To his many fans, Rush Limbaugh via his radio program was an early and dependable voice of reactionary conservatism. His raging contempt for any form of progressive politics was their raging contempt for any form of progressive politics. His willingness to insult individuals, particularly women, with terms like "dogs," "slut" and "feminazi," was just a gleeful bonus. His ability to spot liberal conspiracy in virtually every cultural and political development was a God-given talent, his willingness to twist fact into falsehood simply a necessary corrective to the liberal agenda that the mainstream media was shoving down everyone's throat.
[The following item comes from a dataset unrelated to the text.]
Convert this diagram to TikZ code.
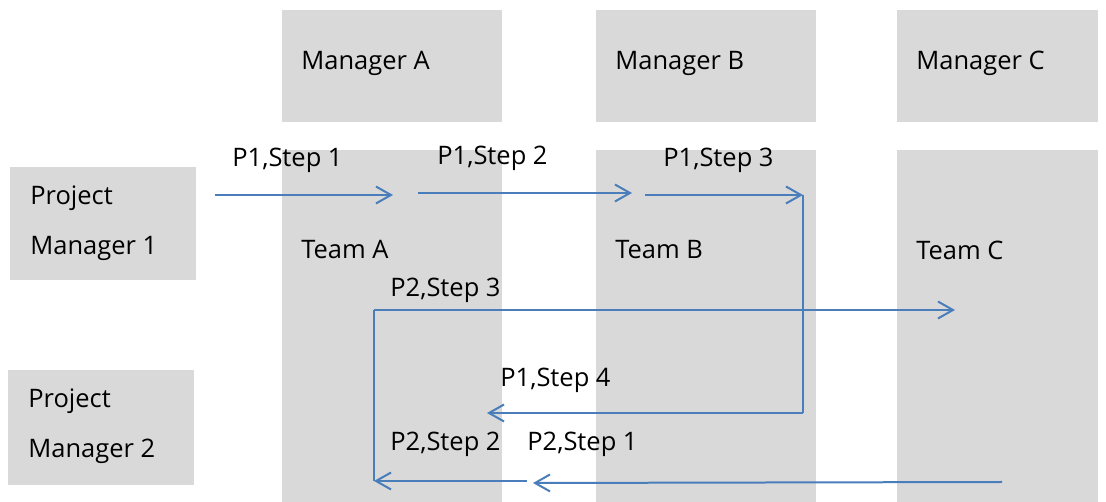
\documentclass[tikz,border=0pt]{standalone}
\usepackage{fontspec}
\setmainfont{Open Sans}
\usetikzlibrary{arrows.meta}
\definecolor{boxgray}{HTML}{D9D9D9}
\definecolor{flowblue}{HTML}{4A7EBB}
\begin{document}
\begin{tikzpicture}[
        x=0.02cm, y=-0.02cm,
    ]

    \tikzstyle{box} = [rectangle, fill=boxgray, inner sep=0pt]
    \tikzstyle{txt} = [anchor=west, inner sep=0pt, align=left,
                       font=\fontsize{14.5}{28.4}\selectfont]
    \tikzstyle{flow} = [-{Straight Barb[length=0.3cm, width=0.34cm]},
                        draw=flowblue, line width=0.04cm]
    \tikzstyle{wire} = [draw=flowblue, line width=0.04cm]

    \useasboundingbox (0,0) rectangle (1106,502);

    % Boxes
    \node[box, minimum width=4.4cm, minimum height=2.24cm] (mgrA) at (392,66) {};
    \node[box, minimum width=4.4cm, minimum height=2.24cm] (mgrB) at (706,66) {};
    \node[box, minimum width=4.02cm, minimum height=2.24cm] (mgrC) at (997.5,66) {};
    \node[box, minimum width=4.4cm, minimum height=7.04cm] (teamA) at (392,326) {};
    \node[box, minimum width=4.4cm, minimum height=7.04cm] (teamB) at (706,326) {};
    \node[box, minimum width=4.02cm, minimum height=7.04cm] (teamC) at (997.5,326) {};
    \node[box, minimum width=3.72cm, minimum height=2.26cm] (pm1) at (103,223.5) {};
    \node[box, minimum width=3.72cm, minimum height=2.3cm] (pm2) at (101,427.5) {};

    % Box texts
    \node[txt] (mgrAtxt) at (301,63) {Manager A};
    \node[txt] (mgrBtxt) at (615,63) {Manager B};
    \node[txt] (mgrCtxt) at (916,63) {Manager C};
    \node[txt] (teamAtxt) at (301,250) {Team A};
    \node[txt] (teamBtxt) at (615,250) {Team B};
    \node[txt] (teamCtxt) at (916,250) {Team C};
    \node[txt] (pm1txt) at (30,223) {Project\\Manager 1};
    \node[txt] (pm2txt) at (28,426) {Project\\Manager 2};

    % Arrow ends
    \coordinate (p1s1a) at (215,195);
    \coordinate (p1s1b) at (393,195);
    \coordinate (p1s2a) at (418,193);
    \coordinate (p1s2b) at (632,193);
    \coordinate (p1s3a) at (645,195);
    \coordinate (p1s3b) at (803,195);
    \coordinate (p1s4a) at (803,413);
    \coordinate (p1s4b) at (487,413);
    \coordinate (p2s1a) at (1002,482);
    \coordinate (p2s1b) at (533,483);
    \coordinate (p2s2a) at (527,481);
    \coordinate (p2s2b) at (374,481);
    \coordinate (p2s3a) at (374,310);
    \coordinate (p2s3b) at (955,310);

    % Arrows
    \draw[flow] (p1s1a) -- (p1s1b);
    \draw[flow] (p1s2a) -- (p1s2b);
    \draw[flow] (p1s3a) -- (p1s3b);
    \draw[wire] (p1s3b) -- (p1s4a);
    \draw[flow] (p1s4a) -- (p1s4b);
    \draw[flow] (p2s1a) -- (p2s1b);
    \draw[flow] (p2s2a) -- (p2s2b);
    \draw[wire] (p2s2b) -- (p2s3a);
    \draw[flow] (p2s3a) -- (p2s3b);

    % Step labels
    \node[txt] (l1) at (232,160) {P1,Step 1};
    \node[txt] (l2) at (437,158) {P1,Step 2};
    \node[txt] (l3) at (663,160) {P1,Step 3};
    \node[txt] (l4) at (500,380) {P1,Step 4};
    \node[txt] (l5) at (527,444) {P2,Step 1};
    \node[txt] (l6) at (390,444) {P2,Step 2};
    \node[txt] (l7) at (390,290) {P2,Step 3};

    \end{tikzpicture}
\end{document}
To his many detractors, Limbaugh was the devil, a corruptor of minds who catered to his listeners' darkest impulses, a small star in a dying universe who turned his fortunes around by validating and exacerbating bigotry — a showman who leveraged economic, racial, ideological and geographic differences to create a system of Us vs. Them that damaged families, political parties and this country.
No matter which side you fall on, there's no denying that Limbaugh was an early architect of the landscape in which every event is refracted through politics, where "fact" can be easily dismissed as "interpretation."
No matter which side you fall on, Limbaugh paved the way for a baseline of incivility that has been normalized in political discourse.
No matter which side you fall you, Limbaugh helped to turn the public discourse in one of the most diverse and successful nations of the world into a competition between two teams: Red vs. Blue, liberals vs. conservatives. Us vs. Them.
His tools were limited — contempt, anger, outrage — but he wielded them like a master, whipping up fervor in both fan and detractor alike. He hosted, for a time, the most popular talk-radio program on the air, but still it was talk radio, which meant the vast majority of Americans never listened to him. Even so, they knew who he was; Limbaugh baited the mainstream media and the mainstream media bit. Time and time again.
Over the years, Limbaugh's ratings and notoriety rose and fell with his willingness to be incendiary. Many were enraged by his provocations and pronouncements but only once, when sponsors pulled away after he called college student Sandra Fluke a slut for suggesting that insurance pay for birth control, did he actually damage his brand. And actually apologize.